Title: Inventory of alien and cryptogenic species of the Dodecanese (Aegean Sea, Greece):collaboration through COST action training school
Authors: CORSINI-FOKA MariaZENETOS ArgyroCROCETTA FabioÇINAR Melih ErtanKOÇAK FerahGOLANI DanielKATSANEVAKIS STYLIANOS MARIOSTSIAMIS KONSTANTINOSCOOK ElizabethFROGLIA CarloTRIANTAPHYLLOU M.LAKKIS SamiKONDYLATOS GerasimosTRICARICO ElenaZULJEVIC AnteALMEIDA MarianaCARDIGOS FredericoÇAĞLAR SenemDURUCAN F.FERNANDES António M.d.FERRARIO JasmineHABERLE InesLOUIZIDOU ParaskeviMAKRIS JosifMARIĆ MartinaMICU DragoşMIFSUD CarmenNALL ChrisKYTINOU EleniPOURSANIDIS DimitriosSPIGOLI DanieleSTASOLLA GianlucaYAPICI SercanROY Helen
Publisher: Regional Euro-Asian Biological Invasions Centre - REABIC
Publication Year: 2015
JRC N°: JRC97257
ISSN: 1989-8649
URI: http://www.reabic.net/journals/mbi/2015/Issue4.aspx
http://publications.jrc.ec.europa.eu/repository/handle/JRC97257
DOI: 10.3391/mbi.2015.6.4.04
Type: Articles in periodicals and books
Abstract: The Dodecanese region has a high prevalence of marine alien species due to its close proximity to the Suez Canal and associated Suez shipping lanes, as well as its location at biogeographical border between sub-tropical and tropical biota. This region is therefore very important for the early detection of alien species entering the Mediterranean Sea, and it is imperative that monitoring of alien species is continued in order to assess the levels of biological invasion. We present results of marine alien surveys, carried out in April 2014 on the island of Rodos.
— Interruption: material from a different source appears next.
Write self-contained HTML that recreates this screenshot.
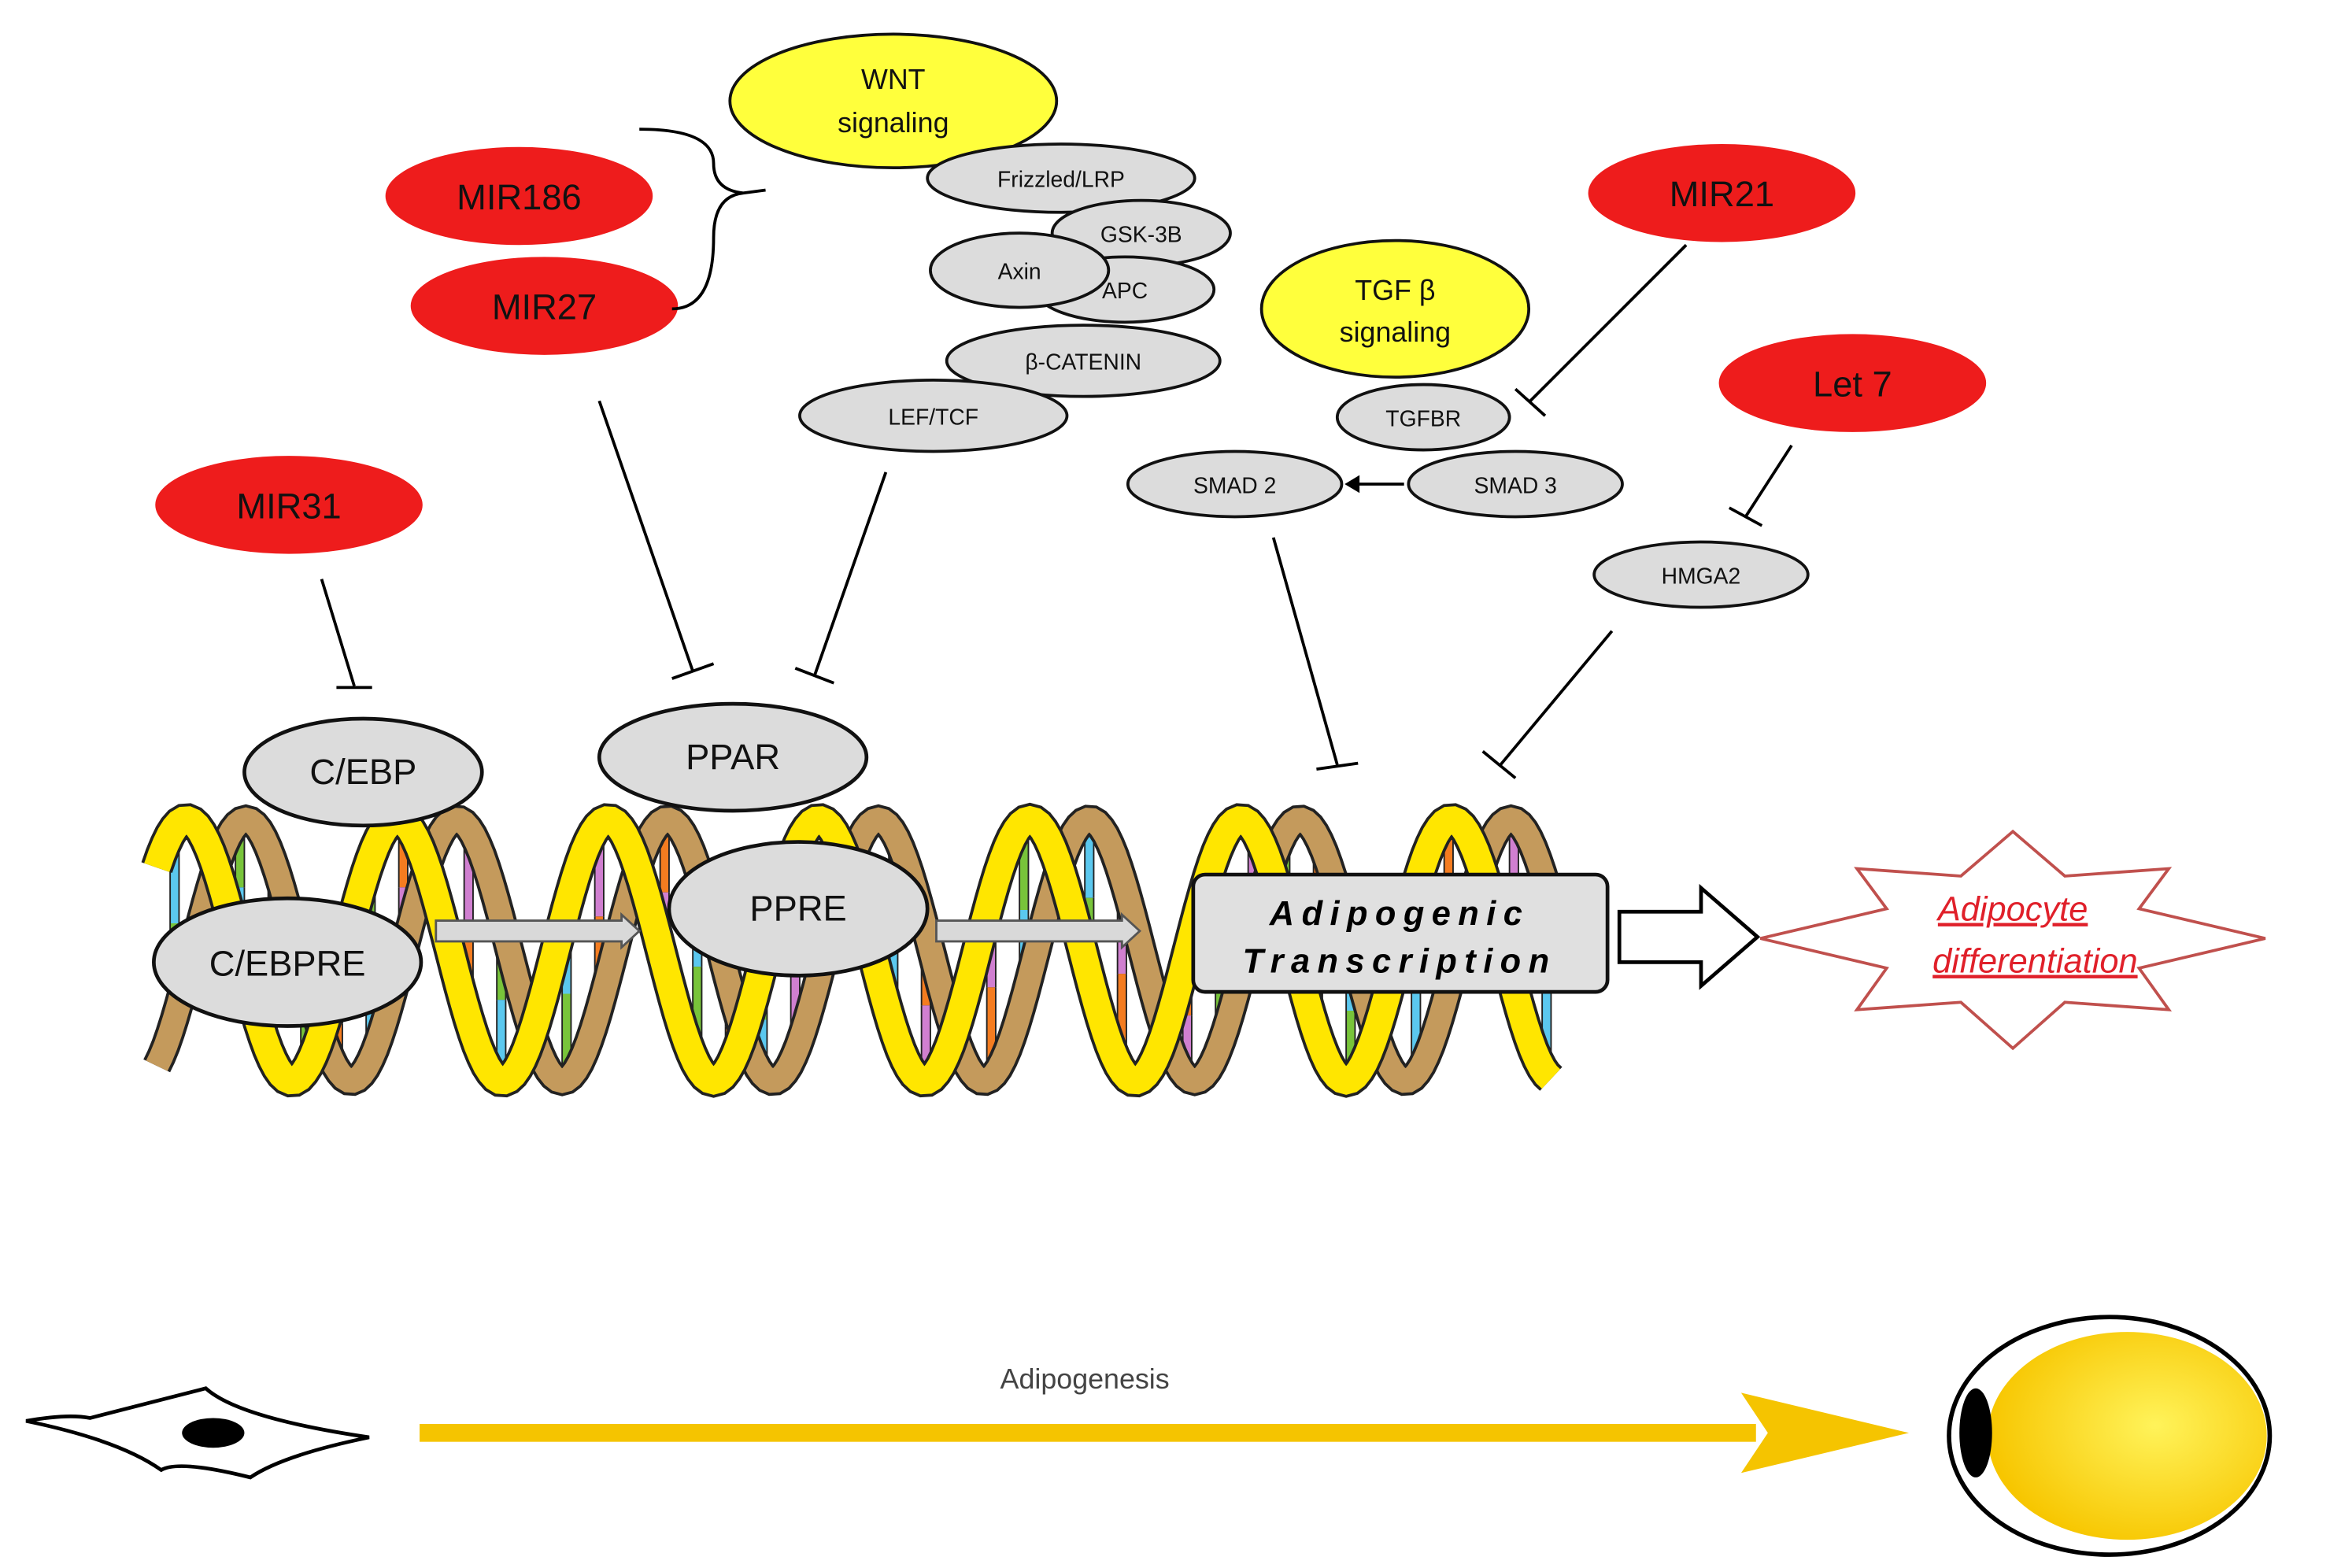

Surveys were performed by a team of marine taxonomic experts and students as part of an EU wide training school, coordinated by the COST Action TD1209 “Alien Challenge”. A variety of survey methods were employed to cover diverse coastal ecosystems and these methods included: rapid assessment surveys of epibiota on artificial structures in harbours, rapid assessment snorkelling surveys of biota on sublittoral bedrock, and quantified fishing surveys (both boat-seine and trammel net fishing methods). Across all survey types a total 33 alien and cryptogenic species were recorded. Of these species, 9 represented new records for Rodos: foraminiferan Amphisorus hemprichii, polychaetes Branchiomma bairdi, Dorvillea similis, Hydroides diramphus and Pseudonereis anomala, molluscs Aplysia parvula, Chama pacifica and Septifer cumingii, and the bryozoan Hippopodina feegeensis. Of note the record of the Lessepsian invader Dorvillea similis represents the second record in the Mediterranean Sea. Alien fish species represented a small but notable proportion of the diversity, biomass and number of individuals in fishing catch of both fishing methods. All alien fish species observed were already known to be present in Rodos. The addition of the new species records from this study brings the total number of marine alien and cryptogenic species in the Dodecanese region up to 129 species. The vast majority of these alien species are Lessepsian immigrants but an increasing number have been introduced through hull fouling or ballast water transfer from shipping. The success of this survey highlights the value of conducting marine alien surveys with teams of a wide ranging taxonomic expertise, both in its scientific output and student training.